One initiative that the school started upon receiving proper funding and grants is the mindfulness program. Each morning, scholars have Mindful Mornings led by the principal, where they center themselves before beginning their school day. Throughout the day, scholars are encouraged to practice de-escalation strategies in classrooms as well as in the mindfulness room at Westside, where they can use equipment such as singing bowls, yoga mats, among other mindfulness exercises before returning back to class. After several parents learned about their students’ experiences, they, too, wanted to learn more about mindfulness. In the Winter of 2019, the school started offering mindful parenting workshops in the evenings in an effort to help make families lives overall calmer, which they continue to offer today.

In engaging parents, students, and other community members, Darga has said that it is important that she keeps in mind that she is not able to speak on behalf of what the families and students may endure on a day to day basis—and for that reason, the school staff emphasizes conducting needs assessments routinely. For example, in some of the needs’ assessments, they learned that Westside families were least likely to use the city’s food pantry—which they thought could be due to its hours, or the stigma surrounding food insecurity. As a result of these observations, they also have the mobile food pantry on site at various family events throughout the year. After gaining further evaluation data from students and parents, they proposed solutions to make sure families’ basic needs are met—for example, starting a winter clothing closet, sending food home with students on Fridays, and starting a “walking school bus” initiative where staff members walk students to and from school safely on time.
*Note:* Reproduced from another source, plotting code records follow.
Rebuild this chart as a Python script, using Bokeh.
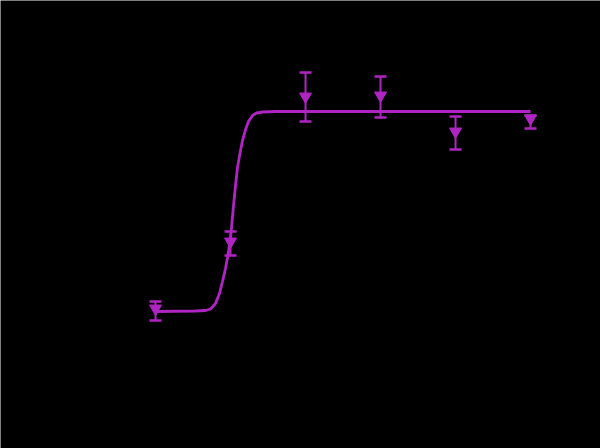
from bokeh.plotting import figure
from bokeh.models import ColumnDataSource, Whisker, TeeHead, Range1d
from bokeh.embed import file_html
from bokeh.resources import INLINE

# log10 concentration (M) and response (%)
log_conc = [-9, -8, -7, -6, -5, -4]
response = [1.5, 35.0, 107.5, 108.0, 90.0, 96.5]
err_upper = [5.0, 40.0, 119.5, 117.5, 97.5, 98.0]
err_lower = [-4.5, 28.0, 95.0, 97.0, 81.0, 91.5]

# fitted dose-response curve
curve_x = [-9.0, -8.467, -8.333, -8.267, -8.2, -8.147, -8.107, -8.067, -8.04,
           -8.0, -7.96, -7.933, -7.907, -7.867, -7.84, -7.8, -7.76, -7.707,
           -7.653, -7.573, -7.4, -4.0]
curve_y = [0.0, 0.25, 0.5, 1.25, 4.0, 9.0, 15.0, 21.5, 27.0,
           36.5, 53.0, 63.0, 72.0, 80.5, 85.5, 91.0, 95.0, 98.0,
           99.25, 99.75, 100.0, 100.0]

color = "#b024c4"

p = figure(width=600, height=448, output_backend="svg", toolbar_location=None,
           x_range=Range1d(-11.067, -3.067), y_range=Range1d(-68.5, 155.5),
           background_fill_color="black", border_fill_color="black",
           min_border=0, outline_line_color=None)
p.axis.visible = False
p.grid.visible = False

p.line(curve_x, curve_y, line_color=color, line_width=2.8)

src = ColumnDataSource(dict(x=log_conc, y=response, upper=err_upper, lower=err_lower))
w = Whisker(source=src, base="x", upper="upper", lower="lower",
            line_color=color, line_width=2,
            upper_head=TeeHead(size=12, line_color=color, line_width=2.5),
            lower_head=TeeHead(size=12, line_color=color, line_width=2.5))
p.add_layout(w)
p.scatter("x", "y", source=src, marker="inverted_triangle", size=12,
          fill_color=color, line_color=color)

html = file_html(p, INLINE)
html = html.replace("<body>", '<body style="background:#000000;">', 1)
open("out.html", "w").write(html)
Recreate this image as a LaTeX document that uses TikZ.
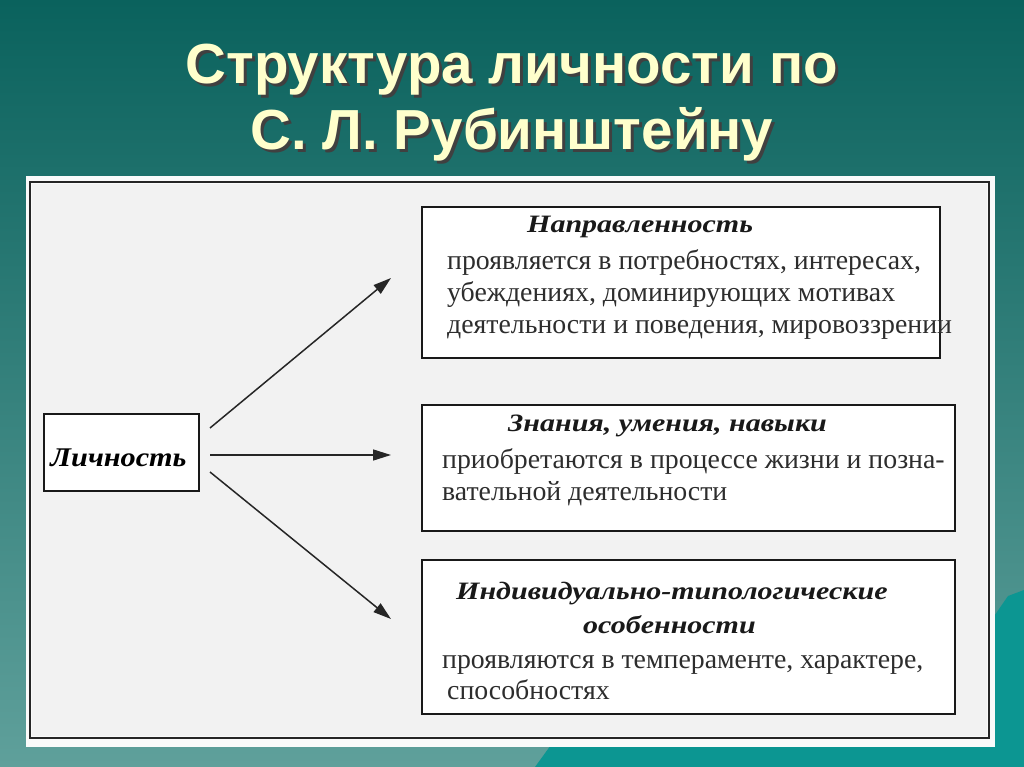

“We believe in transparency, letting folks really know what's going on at the school, and not sugar coating the fact that we have families with huge needs and challenges. We believe the role of a community school is to help families meet those needs,” Darga said.

As a mentor to other Community School Site Coordinators in the area, Darga likes to think of herself as an “ambassador of community schools.” In sharing the challenges she’s faced, she said she admits that she is not the expert and that she is still learning about the work. In an effort to get the word out about the community school model, she meets with various partners and volunteers to talk about the benefits of the community school model.

Other initiatives include workshops done in the school district to other staff members. For new Westside staff, she does training on the first day of work to educate them on the community school model as well as speak to them about how they can get involved in moving the initiative along.

In evaluating the impact of the community school model, Darga reported that disciplinary cases have decreased and there was a 90% attendance rate of students who want to be in school. The parental approval rating has gone up every year. In addition, students enrolled in the after school programing have increased their reading and math scores each year, which has helped Westside reduce its achievement gap.
In the transition to a community school, Darga said that the overall process takes time, as it takes years to develop relationships with partners and families. Additionally, Darga said it is critical to have a good foundation to start with—for example, administration buy-in and a strong site leadership team are crucial to launching a new community school and sustainability.
“I am blessed to work with amazing leadership at both the city and school district level who believe in this work,” Darga said. “I am also so incredibly fortunate to be part of a building level team that truly embraces the community school model and has seen first-hand the impact it has on Westside scholars and their families. Being a community school is not the quick fix answer to a school’s challenges, but I do believe it is a large piece of that puzzle. I am so fortunate that I am able to see first-hand each and every day the difference we are making in our Westside scholars and their families lives.”